### Input rows
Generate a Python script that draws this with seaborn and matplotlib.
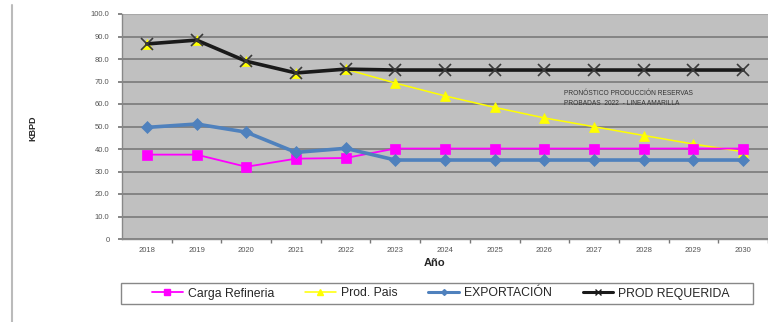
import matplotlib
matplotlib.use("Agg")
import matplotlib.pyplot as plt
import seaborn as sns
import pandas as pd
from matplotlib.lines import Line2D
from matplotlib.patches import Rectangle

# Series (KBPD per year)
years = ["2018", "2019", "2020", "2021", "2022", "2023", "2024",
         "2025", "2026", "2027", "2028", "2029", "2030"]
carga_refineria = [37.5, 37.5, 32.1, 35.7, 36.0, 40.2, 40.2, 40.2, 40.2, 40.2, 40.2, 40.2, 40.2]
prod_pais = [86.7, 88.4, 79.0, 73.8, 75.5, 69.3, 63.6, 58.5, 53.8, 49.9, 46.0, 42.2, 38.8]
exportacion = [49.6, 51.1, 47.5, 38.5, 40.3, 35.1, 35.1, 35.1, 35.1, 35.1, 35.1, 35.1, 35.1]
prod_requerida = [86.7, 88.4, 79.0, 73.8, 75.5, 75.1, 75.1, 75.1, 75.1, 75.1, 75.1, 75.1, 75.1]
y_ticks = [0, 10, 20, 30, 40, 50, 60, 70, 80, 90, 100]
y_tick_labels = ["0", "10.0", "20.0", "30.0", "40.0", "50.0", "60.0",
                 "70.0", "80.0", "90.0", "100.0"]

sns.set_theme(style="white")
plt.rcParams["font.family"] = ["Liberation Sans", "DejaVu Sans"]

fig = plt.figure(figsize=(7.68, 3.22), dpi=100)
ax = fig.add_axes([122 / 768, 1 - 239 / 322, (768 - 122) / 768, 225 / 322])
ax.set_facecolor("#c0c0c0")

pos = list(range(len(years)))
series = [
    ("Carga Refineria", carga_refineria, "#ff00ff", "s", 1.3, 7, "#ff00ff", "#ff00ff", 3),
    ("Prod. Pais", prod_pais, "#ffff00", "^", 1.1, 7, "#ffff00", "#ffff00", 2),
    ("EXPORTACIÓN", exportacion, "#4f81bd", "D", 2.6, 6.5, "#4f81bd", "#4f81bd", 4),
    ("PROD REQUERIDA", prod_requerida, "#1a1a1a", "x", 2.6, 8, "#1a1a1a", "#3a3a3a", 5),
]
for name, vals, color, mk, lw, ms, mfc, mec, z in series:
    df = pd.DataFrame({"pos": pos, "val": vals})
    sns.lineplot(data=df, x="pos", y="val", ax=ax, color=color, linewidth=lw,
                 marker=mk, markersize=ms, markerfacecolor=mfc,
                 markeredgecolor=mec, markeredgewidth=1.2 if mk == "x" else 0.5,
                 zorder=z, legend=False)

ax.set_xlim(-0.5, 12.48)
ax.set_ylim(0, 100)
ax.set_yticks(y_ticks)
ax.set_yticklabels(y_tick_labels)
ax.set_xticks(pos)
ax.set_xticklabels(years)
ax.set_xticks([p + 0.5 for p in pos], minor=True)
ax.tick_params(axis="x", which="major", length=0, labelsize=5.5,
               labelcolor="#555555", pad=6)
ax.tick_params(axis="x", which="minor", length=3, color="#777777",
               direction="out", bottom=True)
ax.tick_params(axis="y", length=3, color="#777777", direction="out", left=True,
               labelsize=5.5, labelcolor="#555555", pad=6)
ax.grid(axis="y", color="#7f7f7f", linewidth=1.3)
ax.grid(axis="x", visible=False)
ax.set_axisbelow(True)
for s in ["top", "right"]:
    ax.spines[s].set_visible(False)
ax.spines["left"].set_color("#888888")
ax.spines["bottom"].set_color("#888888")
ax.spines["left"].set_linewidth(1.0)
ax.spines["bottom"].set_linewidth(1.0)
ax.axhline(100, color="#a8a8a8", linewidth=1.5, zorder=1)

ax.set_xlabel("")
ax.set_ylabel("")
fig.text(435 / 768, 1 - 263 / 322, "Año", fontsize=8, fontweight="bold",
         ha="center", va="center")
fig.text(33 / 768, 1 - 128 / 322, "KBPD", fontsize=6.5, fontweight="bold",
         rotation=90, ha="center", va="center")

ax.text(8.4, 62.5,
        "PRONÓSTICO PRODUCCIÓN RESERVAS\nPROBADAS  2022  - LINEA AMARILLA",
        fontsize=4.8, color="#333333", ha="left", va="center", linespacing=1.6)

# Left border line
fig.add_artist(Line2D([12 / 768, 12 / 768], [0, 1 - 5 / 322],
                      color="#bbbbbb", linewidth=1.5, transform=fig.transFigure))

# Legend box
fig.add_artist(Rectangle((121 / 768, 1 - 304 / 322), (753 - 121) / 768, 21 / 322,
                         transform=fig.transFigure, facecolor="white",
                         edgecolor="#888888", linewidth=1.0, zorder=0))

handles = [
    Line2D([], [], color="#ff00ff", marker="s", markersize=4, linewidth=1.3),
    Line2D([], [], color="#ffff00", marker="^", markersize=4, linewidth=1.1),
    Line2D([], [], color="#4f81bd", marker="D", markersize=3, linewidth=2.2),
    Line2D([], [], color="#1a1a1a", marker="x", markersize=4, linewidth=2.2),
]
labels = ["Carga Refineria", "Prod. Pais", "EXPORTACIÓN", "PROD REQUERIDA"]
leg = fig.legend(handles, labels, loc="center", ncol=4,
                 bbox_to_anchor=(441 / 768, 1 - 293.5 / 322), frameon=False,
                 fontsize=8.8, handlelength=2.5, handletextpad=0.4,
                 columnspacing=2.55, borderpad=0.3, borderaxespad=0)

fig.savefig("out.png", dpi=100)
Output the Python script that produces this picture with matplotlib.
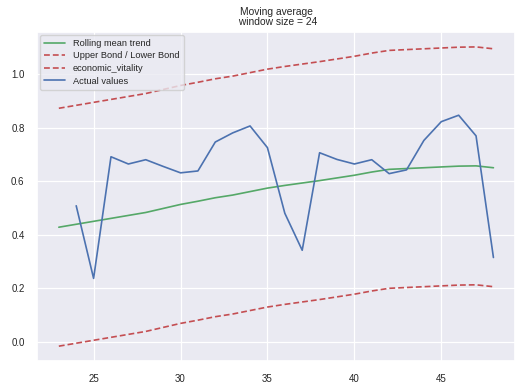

### Task brief
Each line containing the word "with" counts once; report the total alone.

### Reply to the task
2